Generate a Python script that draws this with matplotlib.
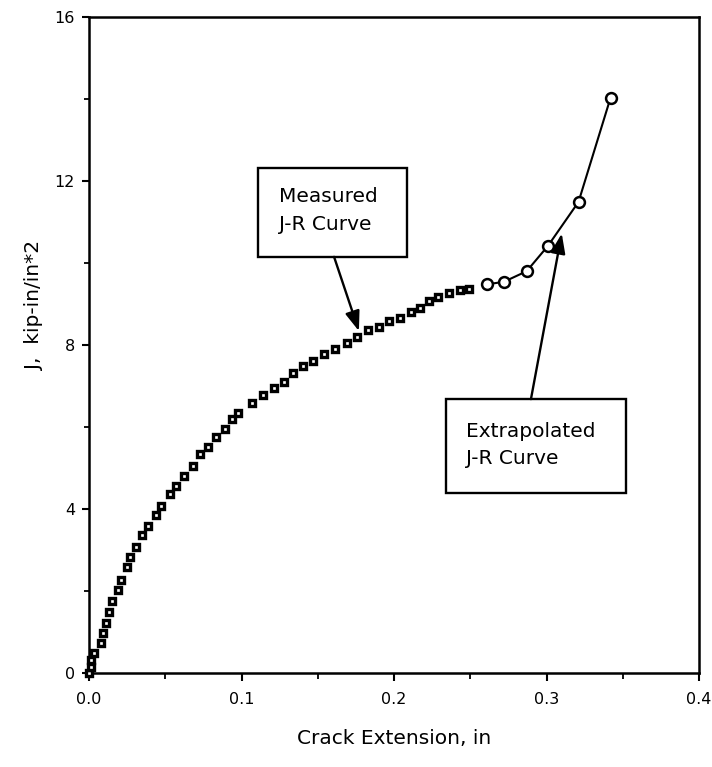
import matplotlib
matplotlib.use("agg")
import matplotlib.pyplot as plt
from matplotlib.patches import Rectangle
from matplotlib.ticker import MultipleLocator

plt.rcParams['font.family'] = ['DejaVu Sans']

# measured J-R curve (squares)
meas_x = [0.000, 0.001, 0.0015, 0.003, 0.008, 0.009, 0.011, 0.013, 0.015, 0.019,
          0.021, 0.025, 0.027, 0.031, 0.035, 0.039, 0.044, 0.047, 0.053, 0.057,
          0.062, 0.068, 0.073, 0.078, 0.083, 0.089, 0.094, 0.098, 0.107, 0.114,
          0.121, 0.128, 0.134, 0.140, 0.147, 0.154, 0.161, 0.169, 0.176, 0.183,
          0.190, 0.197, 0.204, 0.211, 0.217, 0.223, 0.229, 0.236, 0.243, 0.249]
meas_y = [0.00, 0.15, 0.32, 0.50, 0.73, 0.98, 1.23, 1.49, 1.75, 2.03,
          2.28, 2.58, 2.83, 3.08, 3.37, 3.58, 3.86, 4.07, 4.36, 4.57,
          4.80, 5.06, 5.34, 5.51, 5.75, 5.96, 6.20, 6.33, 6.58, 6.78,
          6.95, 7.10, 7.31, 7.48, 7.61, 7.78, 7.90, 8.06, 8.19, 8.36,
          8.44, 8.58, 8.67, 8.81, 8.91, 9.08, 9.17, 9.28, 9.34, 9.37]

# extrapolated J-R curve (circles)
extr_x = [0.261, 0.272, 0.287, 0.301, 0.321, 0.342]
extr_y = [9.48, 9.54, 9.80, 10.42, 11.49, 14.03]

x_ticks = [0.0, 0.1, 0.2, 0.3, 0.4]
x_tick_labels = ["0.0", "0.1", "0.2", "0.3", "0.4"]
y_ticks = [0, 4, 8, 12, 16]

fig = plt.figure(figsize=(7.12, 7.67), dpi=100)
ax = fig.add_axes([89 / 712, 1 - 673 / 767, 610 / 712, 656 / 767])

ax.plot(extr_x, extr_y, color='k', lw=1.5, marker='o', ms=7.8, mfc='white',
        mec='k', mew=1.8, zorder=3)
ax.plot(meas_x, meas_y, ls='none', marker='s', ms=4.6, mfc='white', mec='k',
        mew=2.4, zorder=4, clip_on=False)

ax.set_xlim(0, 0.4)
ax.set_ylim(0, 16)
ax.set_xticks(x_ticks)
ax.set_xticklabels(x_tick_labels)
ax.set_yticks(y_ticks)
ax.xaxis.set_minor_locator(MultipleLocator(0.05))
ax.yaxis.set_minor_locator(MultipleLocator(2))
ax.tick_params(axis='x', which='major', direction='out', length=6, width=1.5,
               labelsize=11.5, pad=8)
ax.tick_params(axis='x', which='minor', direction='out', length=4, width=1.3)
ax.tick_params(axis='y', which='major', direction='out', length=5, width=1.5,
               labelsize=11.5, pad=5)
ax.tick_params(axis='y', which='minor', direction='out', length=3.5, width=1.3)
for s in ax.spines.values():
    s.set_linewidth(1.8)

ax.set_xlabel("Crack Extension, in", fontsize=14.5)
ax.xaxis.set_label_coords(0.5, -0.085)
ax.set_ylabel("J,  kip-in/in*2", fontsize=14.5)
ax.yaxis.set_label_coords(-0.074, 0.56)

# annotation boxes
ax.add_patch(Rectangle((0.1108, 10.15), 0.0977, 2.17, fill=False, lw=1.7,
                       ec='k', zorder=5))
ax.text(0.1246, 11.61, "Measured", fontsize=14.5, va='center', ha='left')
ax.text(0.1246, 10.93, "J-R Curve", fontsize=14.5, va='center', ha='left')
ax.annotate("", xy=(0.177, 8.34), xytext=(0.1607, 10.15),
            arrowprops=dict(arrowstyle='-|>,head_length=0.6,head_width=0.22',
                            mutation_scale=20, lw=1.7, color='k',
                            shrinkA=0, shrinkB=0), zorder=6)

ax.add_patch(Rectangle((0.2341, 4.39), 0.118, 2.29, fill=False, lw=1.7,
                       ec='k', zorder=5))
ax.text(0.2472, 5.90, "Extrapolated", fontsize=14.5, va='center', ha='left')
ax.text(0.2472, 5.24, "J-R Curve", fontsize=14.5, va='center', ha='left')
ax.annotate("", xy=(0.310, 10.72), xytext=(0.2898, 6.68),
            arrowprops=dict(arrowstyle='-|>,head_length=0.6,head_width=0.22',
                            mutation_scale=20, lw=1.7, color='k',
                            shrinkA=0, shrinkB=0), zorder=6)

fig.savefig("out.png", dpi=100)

====================

**TASK**
Give back every line exactly as it stands, pictures excluded.

**EXERCISE RESPONSE**
Generate a Python script that draws this with matplotlib.
import matplotlib
matplotlib.use("agg")
import matplotlib.pyplot as plt
from matplotlib.patches import Rectangle
from matplotlib.ticker import MultipleLocator

plt.rcParams['font.family'] = ['DejaVu Sans']

# measured J-R curve (squares)
meas_x = [0.000, 0.001, 0.0015, 0.003, 0.008, 0.009, 0.011, 0.013, 0.015, 0.019,
          0.021, 0.025, 0.027, 0.031, 0.035, 0.039, 0.044, 0.047, 0.053, 0.057,
          0.062, 0.068, 0.073, 0.078, 0.083, 0.089, 0.094, 0.098, 0.107, 0.114,
          0.121, 0.128, 0.134, 0.140, 0.147, 0.154, 0.161, 0.169, 0.176, 0.183,
          0.190, 0.197, 0.204, 0.211, 0.217, 0.223, 0.229, 0.236, 0.243, 0.249]
meas_y = [0.00, 0.15, 0.32, 0.50, 0.73, 0.98, 1.23, 1.49, 1.75, 2.03,
          2.28, 2.58, 2.83, 3.08, 3.37, 3.58, 3.86, 4.07, 4.36, 4.57,
          4.80, 5.06, 5.34, 5.51, 5.75, 5.96, 6.20, 6.33, 6.58, 6.78,
          6.95, 7.10, 7.31, 7.48, 7.61, 7.78, 7.90, 8.06, 8.19, 8.36,
          8.44, 8.58, 8.67, 8.81, 8.91, 9.08, 9.17, 9.28, 9.34, 9.37]

# extrapolated J-R curve (circles)
extr_x = [0.261, 0.272, 0.287, 0.301, 0.321, 0.342]
extr_y = [9.48, 9.54, 9.80, 10.42, 11.49, 14.03]

x_ticks = [0.0, 0.1, 0.2, 0.3, 0.4]
x_tick_labels = ["0.0", "0.1", "0.2", "0.3", "0.4"]
y_ticks = [0, 4, 8, 12, 16]

fig = plt.figure(figsize=(7.12, 7.67), dpi=100)
ax = fig.add_axes([89 / 712, 1 - 673 / 767, 610 / 712, 656 / 767])

ax.plot(extr_x, extr_y, color='k', lw=1.5, marker='o', ms=7.8, mfc='white',
        mec='k', mew=1.8, zorder=3)
ax.plot(meas_x, meas_y, ls='none', marker='s', ms=4.6, mfc='white', mec='k',
        mew=2.4, zorder=4, clip_on=False)

ax.set_xlim(0, 0.4)
ax.set_ylim(0, 16)
ax.set_xticks(x_ticks)
ax.set_xticklabels(x_tick_labels)
ax.set_yticks(y_ticks)
ax.xaxis.set_minor_locator(MultipleLocator(0.05))
ax.yaxis.set_minor_locator(MultipleLocator(2))
ax.tick_params(axis='x', which='major', direction='out', length=6, width=1.5,
               labelsize=11.5, pad=8)
ax.tick_params(axis='x', which='minor', direction='out', length=4, width=1.3)
ax.tick_params(axis='y', which='major', direction='out', length=5, width=1.5,
               labelsize=11.5, pad=5)
ax.tick_params(axis='y', which='minor', direction='out', length=3.5, width=1.3)
for s in ax.spines.values():
    s.set_linewidth(1.8)

ax.set_xlabel("Crack Extension, in", fontsize=14.5)
ax.xaxis.set_label_coords(0.5, -0.085)
ax.set_ylabel("J,  kip-in/in*2", fontsize=14.5)
ax.yaxis.set_label_coords(-0.074, 0.56)

# annotation boxes
ax.add_patch(Rectangle((0.1108, 10.15), 0.0977, 2.17, fill=False, lw=1.7,
                       ec='k', zorder=5))
ax.text(0.1246, 11.61, "Measured", fontsize=14.5, va='center', ha='left')
ax.text(0.1246, 10.93, "J-R Curve", fontsize=14.5, va='center', ha='left')
ax.annotate("", xy=(0.177, 8.34), xytext=(0.1607, 10.15),
            arrowprops=dict(arrowstyle='-|>,head_length=0.6,head_width=0.22',
                            mutation_scale=20, lw=1.7, color='k',
                            shrinkA=0, shrinkB=0), zorder=6)

ax.add_patch(Rectangle((0.2341, 4.39), 0.118, 2.29, fill=False, lw=1.7,
                       ec='k', zorder=5))
ax.text(0.2472, 5.90, "Extrapolated", fontsize=14.5, va='center', ha='left')
ax.text(0.2472, 5.24, "J-R Curve", fontsize=14.5, va='center', ha='left')
ax.annotate("", xy=(0.310, 10.72), xytext=(0.2898, 6.68),
            arrowprops=dict(arrowstyle='-|>,head_length=0.6,head_width=0.22',
                            mutation_scale=20, lw=1.7, color='k',
                            shrinkA=0, shrinkB=0), zorder=6)

fig.savefig("out.png", dpi=100)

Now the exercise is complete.